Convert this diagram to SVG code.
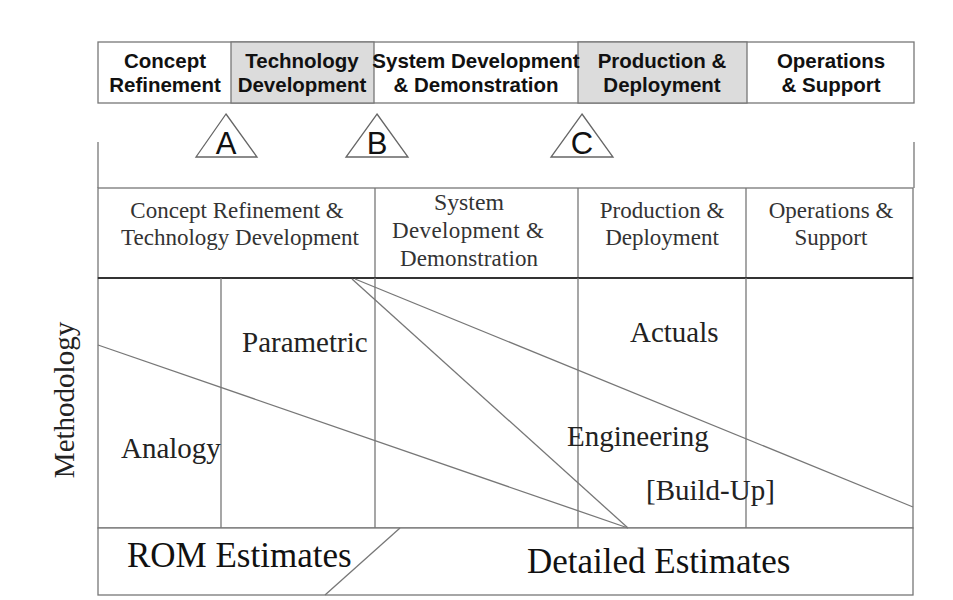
<svg xmlns="http://www.w3.org/2000/svg" width="953" height="600" viewBox="0 0 953 600">
<style>
.ln{stroke:#777;stroke-width:1.3;fill:none}
.bx{stroke:#777;stroke-width:1.3;fill:#fff}
.gr{stroke:#777;stroke-width:1.3;fill:#dcdcdc}
.hd{font-family:"Liberation Sans",Arial,sans-serif;font-weight:bold;font-size:20.5px;fill:#111;text-anchor:middle}
.tri{stroke:#666;stroke-width:1.3;fill:#fff}
.tl{font-family:"Liberation Sans",Arial,sans-serif;font-size:31px;fill:#111;text-anchor:middle}
.ph{font-family:"Liberation Serif","Times New Roman",serif;font-size:23px;fill:#333;text-anchor:middle}
.mt{font-family:"Liberation Serif","Times New Roman",serif;font-size:29px;fill:#222}
.es{font-family:"Liberation Serif","Times New Roman",serif;font-size:35px;fill:#111}
</style>
<rect width="953" height="600" fill="#fff"/>
<g id="top-phases">
<rect class="bx" x="98" y="42" width="816" height="61"/>
<rect class="gr" x="231" y="42" width="143" height="61"/>
<rect class="gr" x="578" y="42" width="169" height="61"/>
<text class="hd" x="165" y="68">Concept</text><text class="hd" x="165" y="92">Refinement</text>
<text class="hd" x="302" y="68">Technology</text><text class="hd" x="302" y="92">Development</text>
<text class="hd" x="476" y="68">System Development</text><text class="hd" x="476" y="92">&amp; Demonstration</text>
<text class="hd" x="662" y="68">Production &amp;</text><text class="hd" x="662" y="92">Deployment</text>
<text class="hd" x="831" y="68">Operations</text><text class="hd" x="831" y="92">&amp; Support</text>
</g>
<g id="milestone-A"><polygon class="tri" points="226,114 257,157 196,157"/><text class="tl" x="226" y="154">A</text></g>
<g id="milestone-B"><polygon class="tri" points="377,114 408,157 346,157"/><text class="tl" x="377" y="154">B</text></g>
<g id="milestone-C"><polygon class="tri" points="582,114 613,157 551,157"/><text class="tl" x="582" y="154">C</text></g>
<g id="brackets">
<line class="ln" x1="98" y1="142" x2="98" y2="188"/>
<line class="ln" x1="914" y1="142" x2="914" y2="188"/>
</g>
<g id="phase-table">
<rect class="bx" x="98" y="188" width="815" height="90"/>
<line class="ln" x1="375" y1="188" x2="375" y2="278"/>
<line class="ln" x1="578" y1="188" x2="578" y2="278"/>
<line class="ln" x1="746" y1="188" x2="746" y2="278"/>
<text class="ph" x="237" y="218">Concept Refinement &amp;</text>
<text class="ph" x="240" y="245">Technology Development</text>
<text class="ph" x="469" y="210" style="font-size:22.5px" textLength="70" lengthAdjust="spacingAndGlyphs">System</text>
<text class="ph" x="468" y="238" textLength="152" lengthAdjust="spacing">Development &amp;</text>
<text class="ph" x="469" y="266" textLength="138" lengthAdjust="spacing">Demonstration</text>
<text class="ph" x="662" y="218">Production &amp;</text>
<text class="ph" x="662" y="245">Deployment</text>
<text class="ph" x="831" y="218">Operations &amp;</text>
<text class="ph" x="831" y="245">Support</text>
</g>
<g id="methodology-grid">
<rect class="bx" x="98" y="278" width="815" height="250"/>
<line x1="98" y1="278" x2="913" y2="278" stroke="#333" stroke-width="1.8"/>
<line class="ln" x1="221" y1="278" x2="221" y2="528"/>
<line class="ln" x1="375" y1="278" x2="375" y2="528"/>
<line class="ln" x1="578" y1="278" x2="578" y2="528"/>
<line class="ln" x1="746" y1="278" x2="746" y2="528" stroke="#999"/>
</g>
<g id="estimates">
<rect class="bx" x="98" y="528" width="815" height="67"/>
<text class="es" x="127" y="567">ROM Estimates</text>
<text class="es" x="527" y="573">Detailed Estimates</text>
</g>
<g id="connectors">
<line class="ln" x1="98" y1="345" x2="628" y2="528"/>
<line class="ln" x1="352" y1="279" x2="628" y2="528"/>
<line class="ln" x1="355" y1="279" x2="913" y2="507"/>
<line class="ln" x1="400" y1="528" x2="325" y2="595"/>
</g>
<g id="labels">
<text class="mt" x="242" y="352">Parametric</text>
<text class="mt" x="630" y="342">Actuals</text>
<text class="mt" x="121" y="458">Analogy</text>
<text class="mt" x="567" y="446">Engineering</text>
<text class="mt" x="646" y="500">[Build-Up]</text>
<text class="mt" transform="translate(74,400) rotate(-90)" text-anchor="middle">Methodology</text>
</g>
</svg>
+ + + +
### TO DO
Pictures are to be left out; repeat all the remaining data exactly.

### THE ANSWER
Convert this diagram to SVG code.
<svg xmlns="http://www.w3.org/2000/svg" width="953" height="600" viewBox="0 0 953 600">
<style>
.ln{stroke:#777;stroke-width:1.3;fill:none}
.bx{stroke:#777;stroke-width:1.3;fill:#fff}
.gr{stroke:#777;stroke-width:1.3;fill:#dcdcdc}
.hd{font-family:"Liberation Sans",Arial,sans-serif;font-weight:bold;font-size:20.5px;fill:#111;text-anchor:middle}
.tri{stroke:#666;stroke-width:1.3;fill:#fff}
.tl{font-family:"Liberation Sans",Arial,sans-serif;font-size:31px;fill:#111;text-anchor:middle}
.ph{font-family:"Liberation Serif","Times New Roman",serif;font-size:23px;fill:#333;text-anchor:middle}
.mt{font-family:"Liberation Serif","Times New Roman",serif;font-size:29px;fill:#222}
.es{font-family:"Liberation Serif","Times New Roman",serif;font-size:35px;fill:#111}
</style>
<rect width="953" height="600" fill="#fff"/>
<g id="top-phases">
<rect class="bx" x="98" y="42" width="816" height="61"/>
<rect class="gr" x="231" y="42" width="143" height="61"/>
<rect class="gr" x="578" y="42" width="169" height="61"/>
<text class="hd" x="165" y="68">Concept</text><text class="hd" x="165" y="92">Refinement</text>
<text class="hd" x="302" y="68">Technology</text><text class="hd" x="302" y="92">Development</text>
<text class="hd" x="476" y="68">System Development</text><text class="hd" x="476" y="92">&amp; Demonstration</text>
<text class="hd" x="662" y="68">Production &amp;</text><text class="hd" x="662" y="92">Deployment</text>
<text class="hd" x="831" y="68">Operations</text><text class="hd" x="831" y="92">&amp; Support</text>
</g>
<g id="milestone-A"><polygon class="tri" points="226,114 257,157 196,157"/><text class="tl" x="226" y="154">A</text></g>
<g id="milestone-B"><polygon class="tri" points="377,114 408,157 346,157"/><text class="tl" x="377" y="154">B</text></g>
<g id="milestone-C"><polygon class="tri" points="582,114 613,157 551,157"/><text class="tl" x="582" y="154">C</text></g>
<g id="brackets">
<line class="ln" x1="98" y1="142" x2="98" y2="188"/>
<line class="ln" x1="914" y1="142" x2="914" y2="188"/>
</g>
<g id="phase-table">
<rect class="bx" x="98" y="188" width="815" height="90"/>
<line class="ln" x1="375" y1="188" x2="375" y2="278"/>
<line class="ln" x1="578" y1="188" x2="578" y2="278"/>
<line class="ln" x1="746" y1="188" x2="746" y2="278"/>
<text class="ph" x="237" y="218">Concept Refinement &amp;</text>
<text class="ph" x="240" y="245">Technology Development</text>
<text class="ph" x="469" y="210" style="font-size:22.5px" textLength="70" lengthAdjust="spacingAndGlyphs">System</text>
<text class="ph" x="468" y="238" textLength="152" lengthAdjust="spacing">Development &amp;</text>
<text class="ph" x="469" y="266" textLength="138" lengthAdjust="spacing">Demonstration</text>
<text class="ph" x="662" y="218">Production &amp;</text>
<text class="ph" x="662" y="245">Deployment</text>
<text class="ph" x="831" y="218">Operations &amp;</text>
<text class="ph" x="831" y="245">Support</text>
</g>
<g id="methodology-grid">
<rect class="bx" x="98" y="278" width="815" height="250"/>
<line x1="98" y1="278" x2="913" y2="278" stroke="#333" stroke-width="1.8"/>
<line class="ln" x1="221" y1="278" x2="221" y2="528"/>
<line class="ln" x1="375" y1="278" x2="375" y2="528"/>
<line class="ln" x1="578" y1="278" x2="578" y2="528"/>
<line class="ln" x1="746" y1="278" x2="746" y2="528" stroke="#999"/>
</g>
<g id="estimates">
<rect class="bx" x="98" y="528" width="815" height="67"/>
<text class="es" x="127" y="567">ROM Estimates</text>
<text class="es" x="527" y="573">Detailed Estimates</text>
</g>
<g id="connectors">
<line class="ln" x1="98" y1="345" x2="628" y2="528"/>
<line class="ln" x1="352" y1="279" x2="628" y2="528"/>
<line class="ln" x1="355" y1="279" x2="913" y2="507"/>
<line class="ln" x1="400" y1="528" x2="325" y2="595"/>
</g>
<g id="labels">
<text class="mt" x="242" y="352">Parametric</text>
<text class="mt" x="630" y="342">Actuals</text>
<text class="mt" x="121" y="458">Analogy</text>
<text class="mt" x="567" y="446">Engineering</text>
<text class="mt" x="646" y="500">[Build-Up]</text>
<text class="mt" transform="translate(74,400) rotate(-90)" text-anchor="middle">Methodology</text>
</g>
</svg>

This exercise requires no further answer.